Mas o câmbio era ruim demais. O que devia em precisão, sobrava em trancos. Recebeu a alcunha de Easytranco e não durou muito na GM. As marcas rivais ainda insistiram por mais tempo…

4- Montana

Apesar de tudo, o Agile teve uma cria que durou bem mais, porém se mostrou um retrocesso em termos de arquitetura. Vale lembrar que a Montana, lançada em 2003, usava como base o Corsa 2 e tinha um design bacana, além de boa capacidade de carga e dinâmica bem resolvida.

Pois mesmo assim a GM optou por fazer uma Montana inspirada no Agile, com aquele desenho controverso e tudo – o maldoso apelido de Monstrana já diz tudo. Só que a plataforma era do Corsa 1. Apesar da caçamba volumosa, a nova Montana nunca teve dias felizes e sempre ficou bem atrás da Fiat Strada até sair de linha, em 2021.

Ainda bem que parou por aí. A ideia do Projeto Viva era ter ainda um sedã e um monovolume. A GM mudou os planos e passou a investir numa nova família de compactos com base nas plataformas coreanas GSV, de onde saiu o Onix, e Gamma II, de Cobalt e Spin.

5- Volume alto, lucro baixo

a GM foi uma das montadoras no Brasil a renovar bastante sua linha no início dos anos 2010. Teve Onix, Cobalt, Spin, S10, Cruze…

Porém, esta virada dos projetos da então subsidiária europeia Opel (vendida para a PSA e hoje parte do Grupo Stellantis) para plataformas da GM Korea (ex-Daweoo) – tirando a S10, derivada da americana Colorado -, apesar de trazer custos mais baixos, não representou margens atraentes.

O Onix foi o carro mais vendido do pais por cinco anos seguidos. O Onix Plus foi o sedã mais emplacado por quase o mesmo período. Só que esse foco em compactos acaba resultando em muito volume, porém baixa rentabilidade.

6- Venda direta

A GM sabe trabalhar como poucas o segmento de vendas diretas. São aquelas negociações para empresas, frotistas, locadoras, governo e taxistas. Porém, é mais um mercado onde as receitas ficam ainda mais apertadas.

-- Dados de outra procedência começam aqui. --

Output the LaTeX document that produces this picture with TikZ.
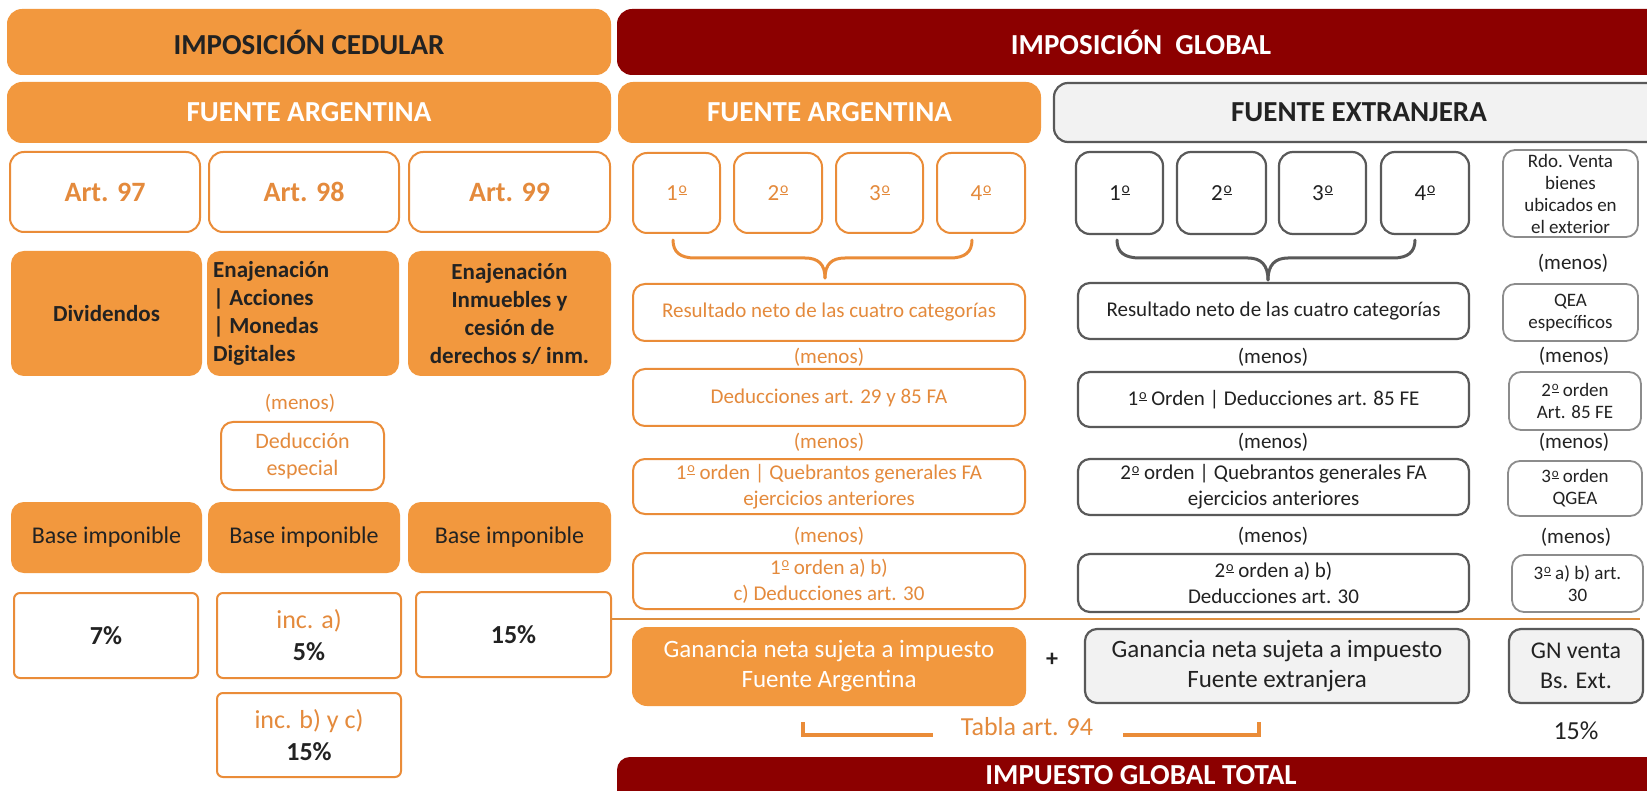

Para conseguir esses contratos, as montadoras têm de cortar as margens para entregar boas quantidades. Às vezes os descontos chegam a 30%. Em um Onix cuja metade das vendas é direta, os ganhos por carro ficam ainda menores.

7- Esqueceu dos SUVs

A terceira geração do Tracker está aí disputando o segmento de compactos pau a pau com o VW T-Cross. Bacana, mas a Chevrolet não tem outro exemplar forte no segmento que todo mundo quer, e cujas margens são bem melhores.

Em vez de apostar em um crossover de entrada para ficar abaixo do Tracker e em um SUV médio mais competitivo que o Equinox para brigar com o Jeep Compass, a GM optou por investir no Cruze. Legal ter um hatch e um sedã médios para fugir da mesmice, mas pensando racionalmente trata-se de um segmento em vias de extinção – o de hatches, inclusive, só tem o exemplar da montadora.

8- Crise dos chips

A crise dos semicondutores afetou toda a indústria automotiva, mas pegou em cheio a GM do Brasil. Com alta carga de chips, a linha Onix foi a mais prejudicada. A matriz priorizou produtos globais e de maior valor agregado e a filial brasileira ficou na rabeira no recebimento de insumos.

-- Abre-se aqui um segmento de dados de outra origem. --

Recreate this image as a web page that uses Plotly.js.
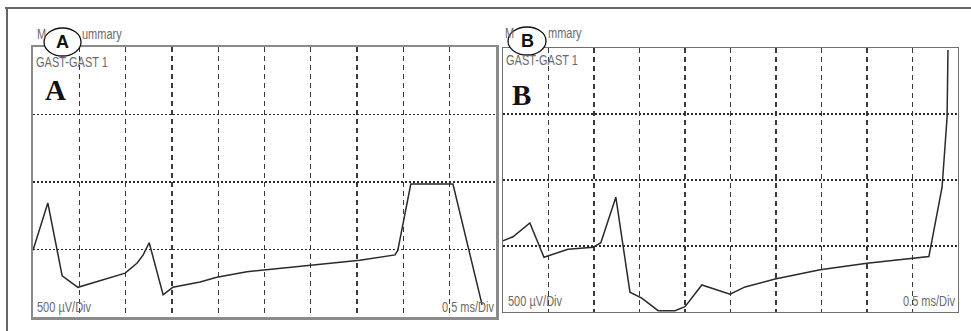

Desta forma, a fábrica de Gravataí (RS) chegou a ficar quatro meses parada e o hatch e o sedã perderam a posição de mais emplacados do país.

9- Rotatividade de presidentes

Presidente da General Motors no Brasil parece treinador de time de futebol na zona de rebaixamento. Não dura muito tempo. Nós últimos 20 anos a fabricante teve diferentes presidentes.

Só no espaço de oito anos foram quatro. O canadense Ray Young assumiu o cargo em 2004 e arrumou a casa por aqui. Em 2007 foi designado para cuidar das finanças globais e deixou a presidência, assumida pelo colombiano Jaime Ardila.

Outro que fez um bom trabalho e logo foi puxado para funções mais abrangentes dentro do conglomerado. Em 2010, Ardila assumiu a presidência da América do Sul da GM.

Sua substituta no Brasil foi Denise Johnson, a primeira mulher a presidir uma montadora no país. Durou pouco. Em fevereiro de 2011, a executiva pediu demissão alegando motivos pessoais. No seu lugar veio Grace Lieblein, que permaneceu dois anos na função.

Depois foi a vez de Santiago Chamorro ser o presidente da filial brasileira. Ele ficou de 2013 a 2016 e retomou o posto recentemente, em 2021, depois que Carlos Zarlenga pediu o boné do cargo que ocupava desde 2016, com a justificativa de buscar novas oportunidades profissionais.